El hijo que no cumple el mandato del padre inspiró a Marx al momento de escribir que la poesía de las nuevas revoluciones no podía encontrarse en el pasado sino en el porvenir. La guerra en Hamlet ocurre tanto al nivel del Estado como en ese parricidio simbólico que el joven príncipe intenta convertir en una acción concreta y política frente a un entorno que no lo comprende.
En la puesta de Rubén Szuchmacher hay un tiempo dedicado y minucioso entregado a las escenas más pequeñas que hacen a este reino en guerra.
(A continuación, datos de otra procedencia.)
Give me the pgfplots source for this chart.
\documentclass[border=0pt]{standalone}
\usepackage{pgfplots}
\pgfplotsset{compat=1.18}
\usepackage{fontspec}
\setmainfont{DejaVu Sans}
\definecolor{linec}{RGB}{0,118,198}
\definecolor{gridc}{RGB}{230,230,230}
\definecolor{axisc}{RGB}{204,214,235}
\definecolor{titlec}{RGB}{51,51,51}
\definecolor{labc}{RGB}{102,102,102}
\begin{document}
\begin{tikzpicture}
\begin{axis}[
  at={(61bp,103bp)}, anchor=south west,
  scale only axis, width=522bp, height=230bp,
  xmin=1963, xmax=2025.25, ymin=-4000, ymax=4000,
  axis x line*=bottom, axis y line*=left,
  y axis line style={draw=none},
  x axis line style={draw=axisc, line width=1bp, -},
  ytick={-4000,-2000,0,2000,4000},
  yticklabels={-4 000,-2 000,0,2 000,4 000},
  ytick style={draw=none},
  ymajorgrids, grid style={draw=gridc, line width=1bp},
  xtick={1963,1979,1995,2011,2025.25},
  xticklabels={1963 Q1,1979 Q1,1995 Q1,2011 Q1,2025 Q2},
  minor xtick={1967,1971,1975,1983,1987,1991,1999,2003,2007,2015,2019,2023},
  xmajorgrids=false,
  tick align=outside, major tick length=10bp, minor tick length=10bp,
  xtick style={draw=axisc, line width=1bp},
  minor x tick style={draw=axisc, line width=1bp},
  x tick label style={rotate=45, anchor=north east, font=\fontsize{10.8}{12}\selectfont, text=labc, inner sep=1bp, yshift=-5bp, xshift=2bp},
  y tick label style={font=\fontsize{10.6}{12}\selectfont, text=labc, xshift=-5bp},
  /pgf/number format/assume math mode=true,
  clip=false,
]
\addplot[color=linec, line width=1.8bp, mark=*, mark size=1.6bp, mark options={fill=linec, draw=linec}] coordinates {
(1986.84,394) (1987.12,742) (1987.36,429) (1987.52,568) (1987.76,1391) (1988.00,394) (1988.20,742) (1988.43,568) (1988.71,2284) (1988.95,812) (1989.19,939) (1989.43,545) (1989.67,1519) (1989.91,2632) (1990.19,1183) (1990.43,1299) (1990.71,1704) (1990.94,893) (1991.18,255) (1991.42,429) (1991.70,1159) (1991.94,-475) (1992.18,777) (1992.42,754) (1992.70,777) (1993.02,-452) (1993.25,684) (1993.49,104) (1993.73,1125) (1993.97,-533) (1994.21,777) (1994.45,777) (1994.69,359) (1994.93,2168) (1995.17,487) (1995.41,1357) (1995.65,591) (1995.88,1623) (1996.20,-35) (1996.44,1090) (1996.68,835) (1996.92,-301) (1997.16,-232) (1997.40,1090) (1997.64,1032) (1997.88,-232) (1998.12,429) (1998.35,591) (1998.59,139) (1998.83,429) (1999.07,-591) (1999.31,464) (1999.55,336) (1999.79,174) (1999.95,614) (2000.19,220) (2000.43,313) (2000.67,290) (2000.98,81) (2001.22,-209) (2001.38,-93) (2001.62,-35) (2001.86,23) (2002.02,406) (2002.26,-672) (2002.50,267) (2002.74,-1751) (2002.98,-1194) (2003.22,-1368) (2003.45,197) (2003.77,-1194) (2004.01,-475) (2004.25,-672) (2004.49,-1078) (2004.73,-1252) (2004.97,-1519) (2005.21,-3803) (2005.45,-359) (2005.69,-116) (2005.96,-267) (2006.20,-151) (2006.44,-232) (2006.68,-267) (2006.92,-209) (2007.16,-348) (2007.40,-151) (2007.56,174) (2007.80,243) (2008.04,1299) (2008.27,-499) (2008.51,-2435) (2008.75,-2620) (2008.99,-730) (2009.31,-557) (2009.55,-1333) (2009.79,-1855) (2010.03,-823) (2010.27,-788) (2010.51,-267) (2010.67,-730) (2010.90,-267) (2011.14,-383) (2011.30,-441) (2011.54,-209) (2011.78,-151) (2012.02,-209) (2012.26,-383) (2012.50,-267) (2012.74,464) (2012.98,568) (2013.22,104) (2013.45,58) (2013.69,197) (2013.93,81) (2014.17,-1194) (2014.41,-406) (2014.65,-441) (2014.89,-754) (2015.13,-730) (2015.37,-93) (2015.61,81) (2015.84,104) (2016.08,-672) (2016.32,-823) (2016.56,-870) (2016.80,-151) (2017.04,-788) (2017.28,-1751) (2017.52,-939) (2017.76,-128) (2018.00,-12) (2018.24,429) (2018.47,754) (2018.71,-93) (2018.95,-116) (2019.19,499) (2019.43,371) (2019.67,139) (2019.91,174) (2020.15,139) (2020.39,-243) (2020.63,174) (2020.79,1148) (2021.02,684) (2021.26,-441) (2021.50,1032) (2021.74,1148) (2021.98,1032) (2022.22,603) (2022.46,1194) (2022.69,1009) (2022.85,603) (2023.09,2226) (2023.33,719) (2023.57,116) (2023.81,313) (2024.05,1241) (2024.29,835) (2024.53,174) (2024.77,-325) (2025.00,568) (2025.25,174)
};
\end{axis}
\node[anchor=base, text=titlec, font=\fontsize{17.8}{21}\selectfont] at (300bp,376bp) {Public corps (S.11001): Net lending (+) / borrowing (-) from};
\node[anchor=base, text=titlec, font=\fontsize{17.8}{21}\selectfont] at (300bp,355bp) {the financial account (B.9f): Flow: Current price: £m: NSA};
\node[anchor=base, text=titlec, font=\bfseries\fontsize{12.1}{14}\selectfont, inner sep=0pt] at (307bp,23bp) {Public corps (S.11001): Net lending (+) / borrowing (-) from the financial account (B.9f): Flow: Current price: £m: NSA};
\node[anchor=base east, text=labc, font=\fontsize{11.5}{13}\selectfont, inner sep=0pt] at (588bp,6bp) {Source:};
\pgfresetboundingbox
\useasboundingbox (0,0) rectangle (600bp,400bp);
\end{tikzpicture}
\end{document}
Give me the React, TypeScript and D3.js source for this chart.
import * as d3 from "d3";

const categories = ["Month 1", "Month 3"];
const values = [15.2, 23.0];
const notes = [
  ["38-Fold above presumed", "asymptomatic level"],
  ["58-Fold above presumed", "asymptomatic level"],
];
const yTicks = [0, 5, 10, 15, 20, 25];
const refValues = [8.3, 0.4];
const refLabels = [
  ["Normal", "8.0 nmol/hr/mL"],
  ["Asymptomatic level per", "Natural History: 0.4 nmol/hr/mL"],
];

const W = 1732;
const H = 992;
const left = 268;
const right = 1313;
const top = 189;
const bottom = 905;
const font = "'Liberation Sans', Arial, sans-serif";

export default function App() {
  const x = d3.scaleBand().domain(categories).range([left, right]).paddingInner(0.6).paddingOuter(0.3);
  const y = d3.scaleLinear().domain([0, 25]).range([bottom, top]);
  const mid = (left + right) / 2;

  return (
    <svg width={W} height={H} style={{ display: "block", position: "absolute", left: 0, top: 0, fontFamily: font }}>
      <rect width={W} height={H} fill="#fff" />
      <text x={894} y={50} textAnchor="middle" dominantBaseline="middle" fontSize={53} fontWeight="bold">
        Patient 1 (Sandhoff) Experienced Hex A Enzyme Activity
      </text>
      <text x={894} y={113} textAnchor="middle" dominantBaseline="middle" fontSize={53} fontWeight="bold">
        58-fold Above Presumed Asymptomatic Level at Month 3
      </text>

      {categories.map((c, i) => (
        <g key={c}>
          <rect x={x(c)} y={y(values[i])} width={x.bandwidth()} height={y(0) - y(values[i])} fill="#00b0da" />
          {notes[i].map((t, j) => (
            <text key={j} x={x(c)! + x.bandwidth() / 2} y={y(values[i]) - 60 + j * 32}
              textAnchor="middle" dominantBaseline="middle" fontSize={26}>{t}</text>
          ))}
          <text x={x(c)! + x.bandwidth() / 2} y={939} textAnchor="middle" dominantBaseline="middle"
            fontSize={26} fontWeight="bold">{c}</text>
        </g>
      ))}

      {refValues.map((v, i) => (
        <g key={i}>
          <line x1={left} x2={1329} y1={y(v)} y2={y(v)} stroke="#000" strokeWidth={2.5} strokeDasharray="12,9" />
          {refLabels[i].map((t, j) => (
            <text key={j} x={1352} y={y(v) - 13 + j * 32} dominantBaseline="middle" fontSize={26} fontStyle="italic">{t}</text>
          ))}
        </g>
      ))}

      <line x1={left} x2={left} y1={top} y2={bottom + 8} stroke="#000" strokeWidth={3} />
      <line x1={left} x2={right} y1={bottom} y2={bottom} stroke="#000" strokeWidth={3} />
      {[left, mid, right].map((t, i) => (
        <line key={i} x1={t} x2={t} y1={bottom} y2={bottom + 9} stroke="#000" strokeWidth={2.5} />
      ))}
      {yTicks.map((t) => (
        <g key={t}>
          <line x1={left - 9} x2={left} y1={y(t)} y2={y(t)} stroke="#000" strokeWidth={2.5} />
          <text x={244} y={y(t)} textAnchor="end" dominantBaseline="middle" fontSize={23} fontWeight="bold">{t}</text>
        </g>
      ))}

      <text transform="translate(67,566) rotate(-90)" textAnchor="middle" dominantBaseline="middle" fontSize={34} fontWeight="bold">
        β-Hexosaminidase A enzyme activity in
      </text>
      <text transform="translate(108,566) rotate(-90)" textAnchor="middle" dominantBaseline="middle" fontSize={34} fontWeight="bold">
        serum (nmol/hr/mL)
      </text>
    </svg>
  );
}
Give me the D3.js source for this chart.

La contienda está contada desde el diseño del espacio, desde la disposición de los cuerpos, desde esas imágenes que instalan bandos, zonas donde los personajes se espían, conspiran y donde el cuerpo de Hamlet, encarado por Joaquín Furriel, expresa su disidencia en un comportamiento impetuoso, arrebatado, en una resistencia incansable ante esa pulcritud de un ejercito de hombres alistados en sus trajes oscuros.
Porque Hamlet es una tragedia política. La duda que el príncipe de Dinamarca asume como un modo de leer la realidad después de la confesión del espectro de su padre sobre el crimen de Estado, no es la vacilación de un cobarde sino la duda socrática que recupera el iluminismo y que el joven Hamlet estudia en la universidad. El drama de Shakespeare es el intento fallido, por parte de su protagonista, de llevar esas ideas a la práctica frente a un reino que tanto el padre de Hamlet como Claudio, su tío, manejan bajo la misma instrumentalidad asesina. En Hamlet el dato generacional surge en la fascinación que el protagonista siente por el joven Fortinbras, el príncipe noruego que ha logrado llevar adelante una revuelta.
Los procedimientos que sustentan la puesta en escena de Szuchmacher hacen dialogar a cada parte en relación a una totalidad que no suprime nunca la singularidad que la compone. Puede tratarse de un episodio estructurante o de transición pero estará al resguardo de un desarrollo intenso y dinámico. El elenco completo consigue un nivel de fluidez frente al texto shakesperiano casi inédita. Internaliza con tanta eficacia los parlamentos que de inmediato, hablar de ese modo, se instala como algo extrañamente natural. Este logro que parece convertir a Hamlet en una obra realista, sin alterar el texto original ni evitar las exigencias de la tragedia, genera sus desconciertos. Especialmente en relación a la interpretación de Furriel. Hay una naturalidad en su manera de decir que viene a discutir todos los supuestos sobre los modos de actuar Shakespeare. Si en las puestas de este clásico se pueden observar formas que van de la grandilocuencia a la espectacularidad, el Hamlet de Furriel se muestra como un hombre al que el trabajo intelectual que supone pensar le regala un vigor sutil. Parece que estuviera descubriendo en ese momento cada una de las palabras que le sirven para definir una situación ante la que debería ofrecer una resolución inmediata pero a la que el príncipe no le niega ni los obstáculos ni la ironía. Su protesta contra ese mundo de seres obedientes se manifiesta en un cuerpo y en un discurso que no quieren ni domesticación ni disciplina.
El personaje de Ofelia la aleja de toda posible sumisión, de la mansedumbre de una mujer que carece de voluntad para dejarse ganar por las decisiones de los otros. Belén Blanco no se aparta del texto shakesperiano pero lo toma con rebeldía, lo dice como si encontrara en Ofelia un hartazgo que rechaza el sacrificio para transformarlo en una verdad agónica.
En la decisión de entender la actuación como una narrativa sobre la que los actores y actrices pueden realizar una apropiación crítica, se funda la mirada contemporánea de esta puesta.
Hamlet se presenta de miércoles a domingos a las 20 en el Teatro San Martín.